### [Information provided]
::::::::::
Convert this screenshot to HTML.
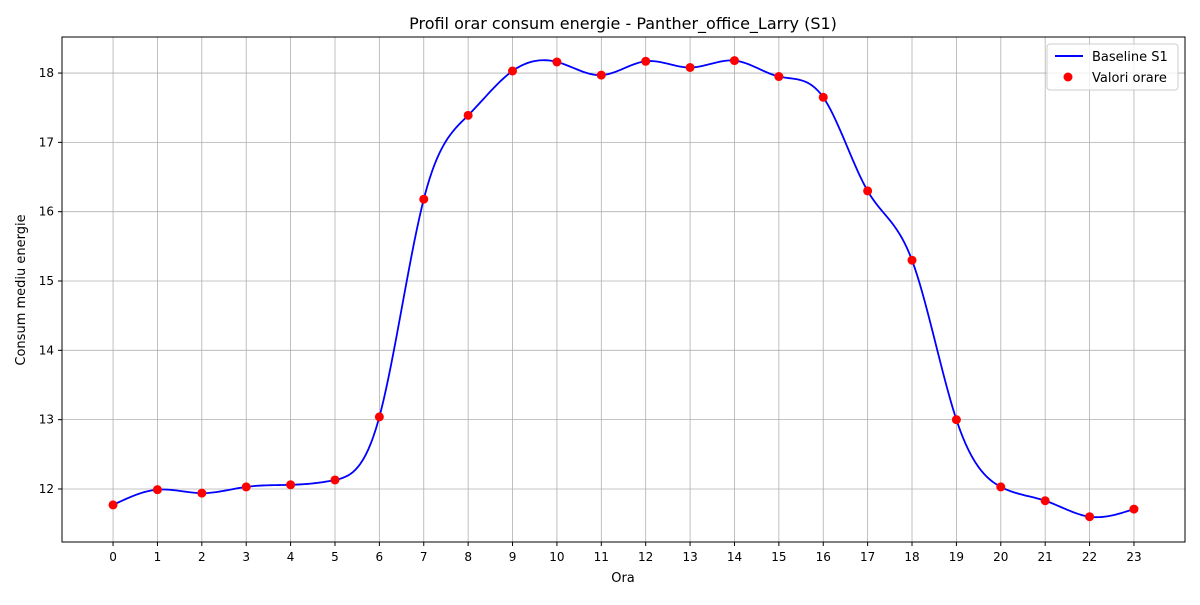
<!DOCTYPE html>
<html><head><meta charset="utf-8">
<style>
body{margin:0;background:#fff;font-family:"Liberation Sans","DejaVu Sans",sans-serif;}
svg text{font-family:"DejaVu Sans","Liberation Sans",sans-serif;}
</style></head>
<body>
<svg id="chart" width="1200" height="600" xmlns="http://www.w3.org/2000/svg">
<rect width="1200" height="600" fill="#fff"/>
<g id="grid"></g>
<g id="axes"></g>
<g id="series"></g>
<rect x="62" y="37" width="1123" height="505" fill="none" stroke="#000" stroke-width="1"/>
<text x="623" y="29" text-anchor="middle" font-size="16">Profil orar consum energie - Panther_office_Larry (S1)</text>
<text x="623" y="582" text-anchor="middle" font-size="13">Ora</text>
<text x="25" y="290" text-anchor="middle" font-size="13" transform="rotate(-90 25 290)">Consum mediu energie</text>
<g>
<rect x="1047" y="44" width="131" height="46" rx="3" fill="#fff" fill-opacity="0.8" stroke="#ccc"/>
<line x1="1055" y1="56" x2="1083" y2="56" stroke="#0000ff" stroke-width="2"/>
<text x="1092" y="61" font-size="13">Baseline S1</text>
<circle cx="1068" cy="77" r="4.5" fill="#ff0000"/>
<text x="1092" y="82" font-size="13">Valori orare</text>
</g>
</svg>
<script>
const hours=[0,1,2,3,4,5,6,7,8,9,10,11,12,13,14,15,16,17,18,19,20,21,22,23];
const consum=[11.77,11.99,11.94,12.03,12.06,12.13,13.04,16.18,17.39,18.03,18.16,17.97,18.17,18.08,18.18,17.95,17.65,16.30,15.30,13.00,12.03,11.83,11.60,11.71];
const yTicks=[12,13,14,15,16,17,18];

const NS="http://www.w3.org/2000/svg";
const L=62,R=1185,T=37,B=542;
const xMin=-1.15,xMax=24.15,yMin=11.235,yMax=18.52;
const xs=v=>L+(v-xMin)/(xMax-xMin)*(R-L);
const ys=v=>B-(v-yMin)/(yMax-yMin)*(B-T);
function mk(tag,attrs,parent){const e=document.createElementNS(NS,tag);for(const k in attrs)e.setAttribute(k,attrs[k]);parent.appendChild(e);return e;}
const grid=document.getElementById('grid'),axes=document.getElementById('axes'),series=document.getElementById('series');

hours.forEach(h=>{
  const x=xs(h);
  const gl=mk('line',{x1:x,x2:x,y1:T,y2:B,stroke:'#b0b0b0','stroke-width':0.8},grid);
  
  
  const tk=mk('line',{x1:x,x2:x,y1:B,y2:B+4,stroke:'#000'},axes);
  
  
  const t=mk('text',{x:x,y:B+19,'text-anchor':'middle','font-size':12},axes);
  t.textContent=h;
  
  
});
yTicks.forEach(v=>{
  const y=ys(v);
  const gl=mk('line',{x1:L,x2:R,y1:y,y2:y,stroke:'#b0b0b0','stroke-width':0.8},grid);
  
  
  const tk=mk('line',{x1:L-4,x2:L,y1:y,y2:y,stroke:'#000'},axes);
  
  
  const t=mk('text',{x:L-8,y:y+4,'text-anchor':'end','font-size':12},axes);
  t.textContent=v;
  
  
});

// natural cubic spline
function spline(x,y){
  const n=x.length,h=[],al=[],l=[1],mu=[0],z=[0],c=new Array(n).fill(0),b=[],d=[];
  for(let i=0;i<n-1;i++)h[i]=x[i+1]-x[i];
  for(let i=1;i<n-1;i++)al[i]=3/h[i]*(y[i+1]-y[i])-3/h[i-1]*(y[i]-y[i-1]);
  for(let i=1;i<n-1;i++){l[i]=2*(x[i+1]-x[i-1])-h[i-1]*mu[i-1];mu[i]=h[i]/l[i];z[i]=(al[i]-h[i-1]*z[i-1])/l[i];}
  l[n-1]=1;z[n-1]=0;
  for(let j=n-2;j>=0;j--){c[j]=z[j]-mu[j]*c[j+1];b[j]=(y[j+1]-y[j])/h[j]-h[j]*(c[j+1]+2*c[j])/3;d[j]=(c[j+1]-c[j])/(3*h[j]);}
  return t=>{let i=Math.min(Math.floor(t-x[0]),n-2);i=Math.max(0,i);const dx=t-x[i];return y[i]+b[i]*dx+c[i]*dx*dx+d[i]*dx*dx*dx;};
}
const f=spline(hours,consum);
let dstr='';
const x0=hours[0],x1=hours[hours.length-1];
for(let k=0;k<=400;k++){const t=x0+(x1-x0)*k/400;dstr+=(k?'L':'M')+xs(t).toFixed(2)+','+ys(f(t)).toFixed(2);}
const line=mk('path',{d:dstr,fill:'none',stroke:'#0000ff','stroke-width':1.8},series);


hours.forEach((h,i)=>{
  const c=mk('circle',{cx:xs(h),cy:ys(consum[i]),r:4.5,fill:'#ff0000'},series);
  
  
});
</script>
</body></html>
::::::::::
### [The request]
Retype the whole listing, keeping every line identical and omitting all pictures.

### [Answer to the exercise]
Convert this screenshot to HTML.
<!DOCTYPE html>
<html><head><meta charset="utf-8">
<style>
body{margin:0;background:#fff;font-family:"Liberation Sans","DejaVu Sans",sans-serif;}
svg text{font-family:"DejaVu Sans","Liberation Sans",sans-serif;}
</style></head>
<body>
<svg id="chart" width="1200" height="600" xmlns="http://www.w3.org/2000/svg">
<rect width="1200" height="600" fill="#fff"/>
<g id="grid"></g>
<g id="axes"></g>
<g id="series"></g>
<rect x="62" y="37" width="1123" height="505" fill="none" stroke="#000" stroke-width="1"/>
<text x="623" y="29" text-anchor="middle" font-size="16">Profil orar consum energie - Panther_office_Larry (S1)</text>
<text x="623" y="582" text-anchor="middle" font-size="13">Ora</text>
<text x="25" y="290" text-anchor="middle" font-size="13" transform="rotate(-90 25 290)">Consum mediu energie</text>
<g>
<rect x="1047" y="44" width="131" height="46" rx="3" fill="#fff" fill-opacity="0.8" stroke="#ccc"/>
<line x1="1055" y1="56" x2="1083" y2="56" stroke="#0000ff" stroke-width="2"/>
<text x="1092" y="61" font-size="13">Baseline S1</text>
<circle cx="1068" cy="77" r="4.5" fill="#ff0000"/>
<text x="1092" y="82" font-size="13">Valori orare</text>
</g>
</svg>
<script>
const hours=[0,1,2,3,4,5,6,7,8,9,10,11,12,13,14,15,16,17,18,19,20,21,22,23];
const consum=[11.77,11.99,11.94,12.03,12.06,12.13,13.04,16.18,17.39,18.03,18.16,17.97,18.17,18.08,18.18,17.95,17.65,16.30,15.30,13.00,12.03,11.83,11.60,11.71];
const yTicks=[12,13,14,15,16,17,18];

const NS="http://www.w3.org/2000/svg";
const L=62,R=1185,T=37,B=542;
const xMin=-1.15,xMax=24.15,yMin=11.235,yMax=18.52;
const xs=v=>L+(v-xMin)/(xMax-xMin)*(R-L);
const ys=v=>B-(v-yMin)/(yMax-yMin)*(B-T);
function mk(tag,attrs,parent){const e=document.createElementNS(NS,tag);for(const k in attrs)e.setAttribute(k,attrs[k]);parent.appendChild(e);return e;}
const grid=document.getElementById('grid'),axes=document.getElementById('axes'),series=document.getElementById('series');

hours.forEach(h=>{
  const x=xs(h);
  const gl=mk('line',{x1:x,x2:x,y1:T,y2:B,stroke:'#b0b0b0','stroke-width':0.8},grid);
  
  
  const tk=mk('line',{x1:x,x2:x,y1:B,y2:B+4,stroke:'#000'},axes);
  
  
  const t=mk('text',{x:x,y:B+19,'text-anchor':'middle','font-size':12},axes);
  t.textContent=h;
  
  
});
yTicks.forEach(v=>{
  const y=ys(v);
  const gl=mk('line',{x1:L,x2:R,y1:y,y2:y,stroke:'#b0b0b0','stroke-width':0.8},grid);
  
  
  const tk=mk('line',{x1:L-4,x2:L,y1:y,y2:y,stroke:'#000'},axes);
  
  
  const t=mk('text',{x:L-8,y:y+4,'text-anchor':'end','font-size':12},axes);
  t.textContent=v;
  
  
});

// natural cubic spline
function spline(x,y){
  const n=x.length,h=[],al=[],l=[1],mu=[0],z=[0],c=new Array(n).fill(0),b=[],d=[];
  for(let i=0;i<n-1;i++)h[i]=x[i+1]-x[i];
  for(let i=1;i<n-1;i++)al[i]=3/h[i]*(y[i+1]-y[i])-3/h[i-1]*(y[i]-y[i-1]);
  for(let i=1;i<n-1;i++){l[i]=2*(x[i+1]-x[i-1])-h[i-1]*mu[i-1];mu[i]=h[i]/l[i];z[i]=(al[i]-h[i-1]*z[i-1])/l[i];}
  l[n-1]=1;z[n-1]=0;
  for(let j=n-2;j>=0;j--){c[j]=z[j]-mu[j]*c[j+1];b[j]=(y[j+1]-y[j])/h[j]-h[j]*(c[j+1]+2*c[j])/3;d[j]=(c[j+1]-c[j])/(3*h[j]);}
  return t=>{let i=Math.min(Math.floor(t-x[0]),n-2);i=Math.max(0,i);const dx=t-x[i];return y[i]+b[i]*dx+c[i]*dx*dx+d[i]*dx*dx*dx;};
}
const f=spline(hours,consum);
let dstr='';
const x0=hours[0],x1=hours[hours.length-1];
for(let k=0;k<=400;k++){const t=x0+(x1-x0)*k/400;dstr+=(k?'L':'M')+xs(t).toFixed(2)+','+ys(f(t)).toFixed(2);}
const line=mk('path',{d:dstr,fill:'none',stroke:'#0000ff','stroke-width':1.8},series);


hours.forEach((h,i)=>{
  const c=mk('circle',{cx:xs(h),cy:ys(consum[i]),r:4.5,fill:'#ff0000'},series);
  
  
});
</script>
</body></html>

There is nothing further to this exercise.